## [AIM]
It is required that the lines from the top of the listing through the line with "XAxis, YAxis, CartesianGrid" be reproduced exactly, excluding pictures.

————

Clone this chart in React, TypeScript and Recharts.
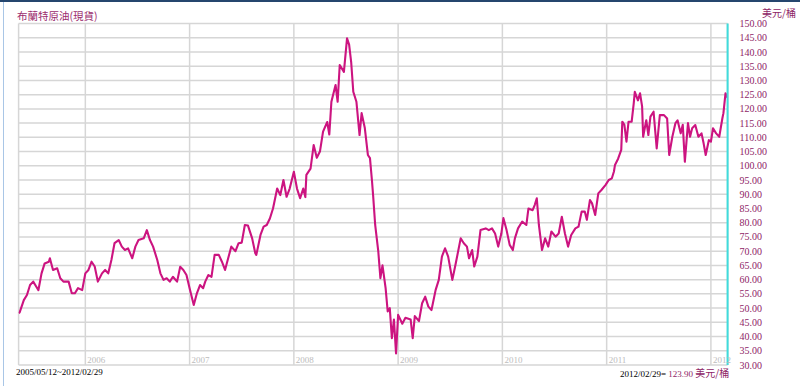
import React from 'react';
import { LineChart, Line, XAxis, YAxis, CartesianGrid } from 'recharts';

// decimal year of each sample
const times = [
    2005.36, 2005.37, 2005.41, 2005.44, 2005.47, 2005.50, 2005.53, 2005.55, 2005.58, 2005.61,
    2005.65, 2005.66, 2005.69, 2005.73, 2005.76, 2005.79, 2005.84, 2005.87, 2005.90, 2005.93,
    2005.97, 2006.00, 2006.03, 2006.06, 2006.09, 2006.12, 2006.16, 2006.19, 2006.22, 2006.25,
    2006.28, 2006.32, 2006.35, 2006.38, 2006.41, 2006.45, 2006.48, 2006.51, 2006.56, 2006.59,
    2006.62, 2006.65, 2006.69, 2006.72, 2006.75, 2006.78, 2006.81, 2006.84, 2006.88, 2006.91,
    2006.94, 2006.97, 2007.00, 2007.04, 2007.07, 2007.10, 2007.13, 2007.15, 2007.18, 2007.21,
    2007.24, 2007.28, 2007.31, 2007.34, 2007.37, 2007.40, 2007.44, 2007.47, 2007.50, 2007.53,
    2007.56, 2007.60, 2007.63, 2007.64, 2007.68, 2007.71, 2007.74, 2007.77, 2007.80, 2007.84,
    2007.87, 2007.90, 2007.93, 2007.96, 2008.00, 2008.03, 2008.06, 2008.09, 2008.11, 2008.12,
    2008.16, 2008.19, 2008.22, 2008.25, 2008.28, 2008.32, 2008.34, 2008.36, 2008.40, 2008.42,
    2008.44, 2008.48, 2008.51, 2008.53, 2008.55, 2008.57, 2008.60, 2008.63, 2008.65, 2008.68,
    2008.71, 2008.73, 2008.75, 2008.76, 2008.78, 2008.81, 2008.83, 2008.85, 2008.88, 2008.90,
    2008.92, 2008.94, 2008.96, 2008.98, 2009.00, 2009.04, 2009.07, 2009.12, 2009.14, 2009.16,
    2009.20, 2009.23, 2009.26, 2009.29, 2009.32, 2009.36, 2009.39, 2009.42, 2009.45, 2009.48,
    2009.52, 2009.55, 2009.60, 2009.63, 2009.66, 2009.68, 2009.71, 2009.73, 2009.76, 2009.79,
    2009.84, 2009.87, 2009.90, 2009.93, 2009.96, 2009.99, 2010.01, 2010.04, 2010.07, 2010.10,
    2010.12, 2010.15, 2010.19, 2010.23, 2010.25, 2010.29, 2010.31, 2010.33, 2010.35, 2010.38,
    2010.41, 2010.44, 2010.47, 2010.51, 2010.54, 2010.57, 2010.60, 2010.63, 2010.66, 2010.70,
    2010.73, 2010.76, 2010.79, 2010.81, 2010.84, 2010.86, 2010.89, 2010.92, 2010.95, 2010.99,
    2011.02, 2011.05, 2011.07, 2011.08, 2011.11, 2011.14, 2011.15, 2011.17, 2011.19, 2011.21,
    2011.24, 2011.26, 2011.27, 2011.30, 2011.32, 2011.34, 2011.35, 2011.38, 2011.40, 2011.42,
    2011.45, 2011.48, 2011.51, 2011.55, 2011.58, 2011.60, 2011.63, 2011.66, 2011.68, 2011.71,
    2011.73, 2011.75, 2011.78, 2011.80, 2011.82, 2011.85, 2011.88, 2011.91, 2011.93, 2011.95,
    2011.98, 2012.00, 2012.02, 2012.05, 2012.08, 2012.11, 2012.12, 2012.14, 2012.16,
];

// Brent spot, USD per barrel
const prices = [
    48.2, 48.5, 52.8, 54.6, 58.1, 59.3, 57.5, 56.3, 62.2, 65.7,
    66.3, 67.5, 63.4, 64.0, 60.5, 59.3, 59.3, 55.2, 55.2, 57.0,
    56.3, 62.2, 63.4, 66.3, 64.6, 59.3, 62.2, 63.4, 62.2, 66.9,
    72.8, 73.9, 71.6, 70.4, 71.0, 67.5, 71.6, 73.9, 74.5, 77.4,
    73.9, 71.6, 66.9, 62.2, 59.9, 60.5, 59.3, 61.0, 59.3, 64.5,
    63.4, 61.6, 57.0, 51.1, 55.2, 58.1, 57.0, 59.3, 61.6, 61.0,
    68.7, 68.7, 66.3, 63.4, 67.5, 71.6, 70.0, 72.8, 73.0, 79.2,
    79.0, 74.5, 69.3, 68.7, 75.7, 78.6, 79.2, 81.5, 85.0, 92.0,
    89.7, 95.0, 89.1, 92.0, 97.9, 92.0, 88.6, 92.0, 89.0, 96.8,
    99.0, 107.3, 102.8, 105.0, 112.0, 115.4, 111.0, 122.5, 128.4, 122.5,
    135.4, 133.0, 144.8, 142.6, 136.3, 126.0, 122.5, 110.8, 118.5, 113.4,
    103.8, 102.7, 94.4, 89.7, 79.2, 69.8, 60.5, 65.0, 57.0, 48.8,
    50.0, 39.4, 46.0, 34.1, 47.6, 44.5, 46.6, 46.0, 39.4, 47.2,
    45.4, 51.7, 54.0, 50.5, 49.3, 56.4, 59.9, 68.1, 71.0, 68.1,
    59.9, 65.2, 74.5, 72.8, 71.6, 67.5, 70.4, 64.6, 68.1, 77.4,
    78.0, 77.4, 78.0, 76.2, 71.6, 76.2, 81.6, 77.4, 72.2, 70.4,
    74.5, 78.0, 80.4, 79.2, 85.0, 84.4, 86.2, 88.6, 79.2, 70.4,
    74.5, 71.6, 76.9, 75.1, 76.2, 82.1, 76.2, 71.6, 75.7, 78.0,
    78.6, 83.9, 83.9, 81.0, 88.0, 86.8, 82.7, 90.3, 91.5, 93.3,
    95.0, 95.6, 98.0, 100.3, 102.5, 105.6, 115.5, 114.4, 108.5, 115.5,
    115.5, 122.0, 126.0, 123.0, 125.5, 120.9, 110.2, 116.0, 110.8, 117.3,
    119.0, 106.1, 117.8, 117.8, 116.6, 103.8, 110.2, 115.0, 116.0, 111.4,
    114.4, 101.4, 115.0, 110.2, 113.2, 114.3, 110.2, 111.4, 107.9, 103.8,
    109.0, 108.5, 113.2, 111.4, 110.2, 116.7, 118.5, 125.5, 123.9,
];

const yearTicks = [2006, 2007, 2008, 2009, 2010, 2011, 2012];
const priceTicks = [
    30, 35, 40, 45, 50, 55, 60, 65, 70, 75, 80, 85, 90, 95, 100,
    105, 110, 115, 120, 125, 130, 135, 140, 145, 150,
];

const title = '布蘭特原油(現貨)';
const unit = '美元/桶';
const rangeText = '2005/05/12~2012/02/29';
const lastDate = '2012/02/29=';
const lastPrice = 123.9;

const LINE = '#cc1480';
const LABEL = '#8e2466';
const SERIF = '"Liberation Serif", "Times New Roman", serif';
const CJK = '"Noto Sans CJK TC", "Noto Sans", sans-serif';

const data = times.map((t, i) => ({ t, price: prices[i] }));

function YearTick(props: any) {
    const { x, payload } = props;
    return (
        <text x={x + 2} y={363} fontSize={9} fill="#bcbcbc" fontFamily={SERIF}>
            {payload.value}
        </text>
    );
}

export default function App() {
    return (
        <div
            style={{
                position: 'absolute',
                left: 0,
                top: 0,
                width: 800,
                height: 386,
                background: '#fff',
                overflow: 'hidden',
            }}
        >
            <div style={{ position: 'absolute', left: 0, top: 0, width: 800, height: 2, background: '#25466e' }} />
            <div style={{ position: 'absolute', left: 3, top: 2, width: 1, height: 384, background: '#a9c6e6' }} />

            <LineChart
                width={800}
                height={386}
                data={data}
                margin={{ top: 23.5, right: 0, bottom: 0, left: 18.6 }}
            >
                <CartesianGrid stroke="#d6d6d6" strokeWidth={1.5} />
                <XAxis
                    dataKey="t"
                    type="number"
                    domain={[2005.36, 2012.16]}
                    ticks={yearTicks}
                    interval={0}
                    height={21}
                    axisLine={false}
                    tickLine={false}
                    tick={<YearTick />}
                    allowDataOverflow
                />
                <YAxis
                    orientation="right"
                    domain={[30, 150]}
                    ticks={priceTicks}
                    interval={0}
                    width={72.4}
                    axisLine={{ stroke: '#3fdcdc', strokeWidth: 2 }}
                    tickLine={false}
                    tickMargin={6}
                    tick={{ fill: LABEL, fontSize: 10, fontFamily: SERIF }}
                    tickFormatter={(v: number) => v.toFixed(2)}
                />
                <Line
                    type="linear"
                    dataKey="price"
                    stroke={LINE}
                    strokeWidth={2.1}
                    strokeLinejoin="round"
                    dot={false}
                    isAnimationActive={false}
                />
            </LineChart>

            <div
                style={{
                    position: 'absolute',
                    left: 17,
                    top: 9,
                    fontSize: 10.5,
                    lineHeight: '13px',
                    color: '#9b2c6e',
                    fontFamily: CJK,
                    whiteSpace: 'nowrap',
                }}
            >
                {title}
            </div>
            <div
                style={{
                    position: 'absolute',
                    left: 762,
                    top: 7,
                    fontSize: 10,
                    lineHeight: '12px',
                    color: LABEL,
                    fontFamily: CJK,
                    whiteSpace: 'nowrap',
                }}
            >
                {unit}
            </div>
            <div
                style={{
                    position: 'absolute',
                    left: 16,
                    top: 367,
                    fontSize: 9,
                    lineHeight: '11px',
                    color: '#000',
                    fontFamily: SERIF,
                    whiteSpace: 'nowrap',
                }}
            >
                {rangeText}
            </div>
            <div
                style={{
                    position: 'absolute',
                    left: 620,
                    top: 367,
                    fontSize: 9,
                    lineHeight: '11px',
                    color: '#000',
                    fontFamily: SERIF,
                    whiteSpace: 'nowrap',
                }}
            >
                {lastDate}{' '}
                <span style={{ color: LABEL }}>
                    {lastPrice.toFixed(2)}{' '}
                    <span style={{ fontFamily: CJK, fontSize: 10 }}>{unit}</span>
                </span>
            </div>
        </div>
    );
}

————

## [RESULT OF THE TASK]
Clone this chart in React, TypeScript and Recharts.
import React from 'react';
import { LineChart, Line, XAxis, YAxis, CartesianGrid } from 'recharts';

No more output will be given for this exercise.